**To be done**
How does the data below read from its first line through the line containing "690, 705, 723]"? Print those lines exactly.

**Given data**

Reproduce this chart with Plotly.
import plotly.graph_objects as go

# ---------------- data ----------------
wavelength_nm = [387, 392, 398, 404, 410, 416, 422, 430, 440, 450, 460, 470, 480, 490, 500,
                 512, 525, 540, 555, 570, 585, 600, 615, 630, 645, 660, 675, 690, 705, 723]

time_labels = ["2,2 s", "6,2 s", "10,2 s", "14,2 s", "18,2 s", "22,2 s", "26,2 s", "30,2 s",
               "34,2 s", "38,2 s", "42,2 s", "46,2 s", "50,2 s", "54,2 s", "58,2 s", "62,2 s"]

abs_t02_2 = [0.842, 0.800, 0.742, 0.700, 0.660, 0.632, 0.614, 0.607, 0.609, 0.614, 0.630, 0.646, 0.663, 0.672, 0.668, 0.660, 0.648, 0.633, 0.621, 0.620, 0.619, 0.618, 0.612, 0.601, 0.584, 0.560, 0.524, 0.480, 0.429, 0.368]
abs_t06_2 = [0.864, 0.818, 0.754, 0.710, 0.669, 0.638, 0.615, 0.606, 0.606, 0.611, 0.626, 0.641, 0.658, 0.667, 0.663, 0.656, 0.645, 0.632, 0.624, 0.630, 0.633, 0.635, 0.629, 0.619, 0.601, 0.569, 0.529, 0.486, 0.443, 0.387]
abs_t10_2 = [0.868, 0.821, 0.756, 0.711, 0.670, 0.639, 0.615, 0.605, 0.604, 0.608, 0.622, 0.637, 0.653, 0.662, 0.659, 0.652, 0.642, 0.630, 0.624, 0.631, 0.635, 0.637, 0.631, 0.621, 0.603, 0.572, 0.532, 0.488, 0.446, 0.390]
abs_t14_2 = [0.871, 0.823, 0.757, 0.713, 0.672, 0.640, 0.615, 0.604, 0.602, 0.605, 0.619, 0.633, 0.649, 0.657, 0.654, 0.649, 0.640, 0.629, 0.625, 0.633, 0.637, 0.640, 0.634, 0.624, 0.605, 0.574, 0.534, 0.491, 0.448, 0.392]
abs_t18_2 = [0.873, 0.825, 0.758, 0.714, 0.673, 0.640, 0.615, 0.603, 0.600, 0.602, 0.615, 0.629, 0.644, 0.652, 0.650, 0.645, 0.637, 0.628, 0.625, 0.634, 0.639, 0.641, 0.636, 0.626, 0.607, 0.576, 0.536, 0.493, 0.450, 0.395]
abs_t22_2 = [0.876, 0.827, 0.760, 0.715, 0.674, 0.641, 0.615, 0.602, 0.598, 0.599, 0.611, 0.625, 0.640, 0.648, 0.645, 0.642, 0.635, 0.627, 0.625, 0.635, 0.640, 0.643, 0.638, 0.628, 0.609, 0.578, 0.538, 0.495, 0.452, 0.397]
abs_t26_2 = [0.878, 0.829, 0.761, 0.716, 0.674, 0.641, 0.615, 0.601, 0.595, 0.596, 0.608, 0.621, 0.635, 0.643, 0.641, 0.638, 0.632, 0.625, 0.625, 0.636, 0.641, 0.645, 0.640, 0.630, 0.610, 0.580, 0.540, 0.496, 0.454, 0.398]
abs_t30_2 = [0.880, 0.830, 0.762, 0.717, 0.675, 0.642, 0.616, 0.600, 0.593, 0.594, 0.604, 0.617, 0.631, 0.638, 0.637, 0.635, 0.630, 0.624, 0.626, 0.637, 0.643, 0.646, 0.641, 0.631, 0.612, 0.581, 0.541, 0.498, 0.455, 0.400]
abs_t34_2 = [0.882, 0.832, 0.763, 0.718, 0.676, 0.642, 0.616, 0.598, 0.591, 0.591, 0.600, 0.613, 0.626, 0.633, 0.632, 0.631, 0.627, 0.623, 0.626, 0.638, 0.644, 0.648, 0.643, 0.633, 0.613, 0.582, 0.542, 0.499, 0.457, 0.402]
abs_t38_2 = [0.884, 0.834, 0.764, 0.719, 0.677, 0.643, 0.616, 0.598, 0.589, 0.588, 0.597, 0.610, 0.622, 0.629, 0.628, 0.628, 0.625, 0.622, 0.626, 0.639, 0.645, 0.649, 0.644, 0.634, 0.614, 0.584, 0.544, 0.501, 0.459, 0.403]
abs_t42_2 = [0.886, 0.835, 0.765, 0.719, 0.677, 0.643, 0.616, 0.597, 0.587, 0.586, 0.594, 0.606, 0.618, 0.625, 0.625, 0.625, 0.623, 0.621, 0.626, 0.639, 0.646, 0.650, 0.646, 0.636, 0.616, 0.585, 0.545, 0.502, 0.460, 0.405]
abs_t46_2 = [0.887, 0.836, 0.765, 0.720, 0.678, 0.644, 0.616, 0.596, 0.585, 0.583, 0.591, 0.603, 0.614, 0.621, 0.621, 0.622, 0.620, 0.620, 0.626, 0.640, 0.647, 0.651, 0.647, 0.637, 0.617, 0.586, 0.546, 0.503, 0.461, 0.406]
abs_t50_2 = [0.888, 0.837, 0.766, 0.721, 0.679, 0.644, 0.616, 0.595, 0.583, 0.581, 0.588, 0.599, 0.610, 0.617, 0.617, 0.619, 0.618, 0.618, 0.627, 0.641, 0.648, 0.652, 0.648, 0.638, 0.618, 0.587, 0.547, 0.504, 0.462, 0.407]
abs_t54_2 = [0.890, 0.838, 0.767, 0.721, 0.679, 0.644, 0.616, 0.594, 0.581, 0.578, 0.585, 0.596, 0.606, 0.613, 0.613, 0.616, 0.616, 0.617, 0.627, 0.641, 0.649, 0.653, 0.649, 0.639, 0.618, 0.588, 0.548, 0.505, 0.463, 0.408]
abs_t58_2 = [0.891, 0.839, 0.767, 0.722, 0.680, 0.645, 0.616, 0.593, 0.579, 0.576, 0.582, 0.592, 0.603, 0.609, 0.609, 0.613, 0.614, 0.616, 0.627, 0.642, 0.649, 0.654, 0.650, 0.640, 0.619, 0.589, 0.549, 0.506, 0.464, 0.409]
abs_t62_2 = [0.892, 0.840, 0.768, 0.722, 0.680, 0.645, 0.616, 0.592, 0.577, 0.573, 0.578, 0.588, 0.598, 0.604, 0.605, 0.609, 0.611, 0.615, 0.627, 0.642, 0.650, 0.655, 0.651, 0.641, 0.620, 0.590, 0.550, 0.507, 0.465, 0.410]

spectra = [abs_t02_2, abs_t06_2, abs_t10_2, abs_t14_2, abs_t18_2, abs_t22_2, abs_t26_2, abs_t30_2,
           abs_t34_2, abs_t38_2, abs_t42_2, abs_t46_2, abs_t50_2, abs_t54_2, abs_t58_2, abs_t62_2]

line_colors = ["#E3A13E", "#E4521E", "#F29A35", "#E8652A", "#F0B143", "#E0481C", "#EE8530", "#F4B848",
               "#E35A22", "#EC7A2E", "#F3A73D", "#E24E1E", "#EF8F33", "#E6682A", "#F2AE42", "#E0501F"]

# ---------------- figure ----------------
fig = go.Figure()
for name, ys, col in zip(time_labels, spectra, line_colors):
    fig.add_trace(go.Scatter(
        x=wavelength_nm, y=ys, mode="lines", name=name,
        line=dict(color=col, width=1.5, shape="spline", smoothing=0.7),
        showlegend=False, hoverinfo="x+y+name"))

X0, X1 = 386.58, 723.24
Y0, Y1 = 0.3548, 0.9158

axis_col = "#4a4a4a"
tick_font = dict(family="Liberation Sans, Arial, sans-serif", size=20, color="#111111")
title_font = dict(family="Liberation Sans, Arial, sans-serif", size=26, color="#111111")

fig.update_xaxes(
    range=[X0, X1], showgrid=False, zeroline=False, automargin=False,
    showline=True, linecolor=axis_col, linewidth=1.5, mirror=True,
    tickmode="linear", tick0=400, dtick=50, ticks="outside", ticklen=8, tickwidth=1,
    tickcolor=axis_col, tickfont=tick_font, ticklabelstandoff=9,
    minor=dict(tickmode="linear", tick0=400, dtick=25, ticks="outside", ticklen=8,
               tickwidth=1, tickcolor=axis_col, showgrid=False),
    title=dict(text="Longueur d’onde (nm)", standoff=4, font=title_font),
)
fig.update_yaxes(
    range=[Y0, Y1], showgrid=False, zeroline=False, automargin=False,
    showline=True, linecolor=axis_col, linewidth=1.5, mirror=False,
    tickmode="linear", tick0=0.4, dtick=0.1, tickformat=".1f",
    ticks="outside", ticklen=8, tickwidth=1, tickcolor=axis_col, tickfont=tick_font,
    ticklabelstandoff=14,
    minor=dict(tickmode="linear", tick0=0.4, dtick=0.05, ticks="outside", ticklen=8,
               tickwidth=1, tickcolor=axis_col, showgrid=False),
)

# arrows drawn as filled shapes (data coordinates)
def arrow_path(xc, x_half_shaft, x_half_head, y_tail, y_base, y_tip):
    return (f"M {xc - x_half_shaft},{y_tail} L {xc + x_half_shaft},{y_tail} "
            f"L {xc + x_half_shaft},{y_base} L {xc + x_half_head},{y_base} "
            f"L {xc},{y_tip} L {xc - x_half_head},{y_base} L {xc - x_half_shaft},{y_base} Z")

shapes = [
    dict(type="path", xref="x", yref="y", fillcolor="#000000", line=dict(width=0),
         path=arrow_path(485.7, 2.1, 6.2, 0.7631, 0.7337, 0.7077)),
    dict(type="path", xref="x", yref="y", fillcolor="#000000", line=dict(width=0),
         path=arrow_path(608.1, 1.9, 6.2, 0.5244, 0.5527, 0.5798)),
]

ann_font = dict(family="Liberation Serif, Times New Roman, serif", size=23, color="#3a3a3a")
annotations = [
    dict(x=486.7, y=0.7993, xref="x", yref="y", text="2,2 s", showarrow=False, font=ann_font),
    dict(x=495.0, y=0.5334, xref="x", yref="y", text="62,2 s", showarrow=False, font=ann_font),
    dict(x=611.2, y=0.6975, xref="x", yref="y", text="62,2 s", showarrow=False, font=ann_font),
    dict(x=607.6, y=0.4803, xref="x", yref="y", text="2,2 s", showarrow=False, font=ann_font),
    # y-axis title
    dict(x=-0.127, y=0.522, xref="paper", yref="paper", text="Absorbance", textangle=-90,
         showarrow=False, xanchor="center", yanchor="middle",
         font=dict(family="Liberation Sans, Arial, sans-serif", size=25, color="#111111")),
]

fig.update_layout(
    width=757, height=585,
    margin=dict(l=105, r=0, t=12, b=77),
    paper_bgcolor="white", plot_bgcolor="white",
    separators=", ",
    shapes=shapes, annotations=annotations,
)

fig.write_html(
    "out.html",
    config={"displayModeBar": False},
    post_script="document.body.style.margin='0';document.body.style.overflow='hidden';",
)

**Solution for this exercise**
Reproduce this chart with Plotly.
import plotly.graph_objects as go

# ---------------- data ----------------
wavelength_nm = [387, 392, 398, 404, 410, 416, 422, 430, 440, 450, 460, 470, 480, 490, 500,
                 512, 525, 540, 555, 570, 585, 600, 615, 630, 645, 660, 675, 690, 705, 723]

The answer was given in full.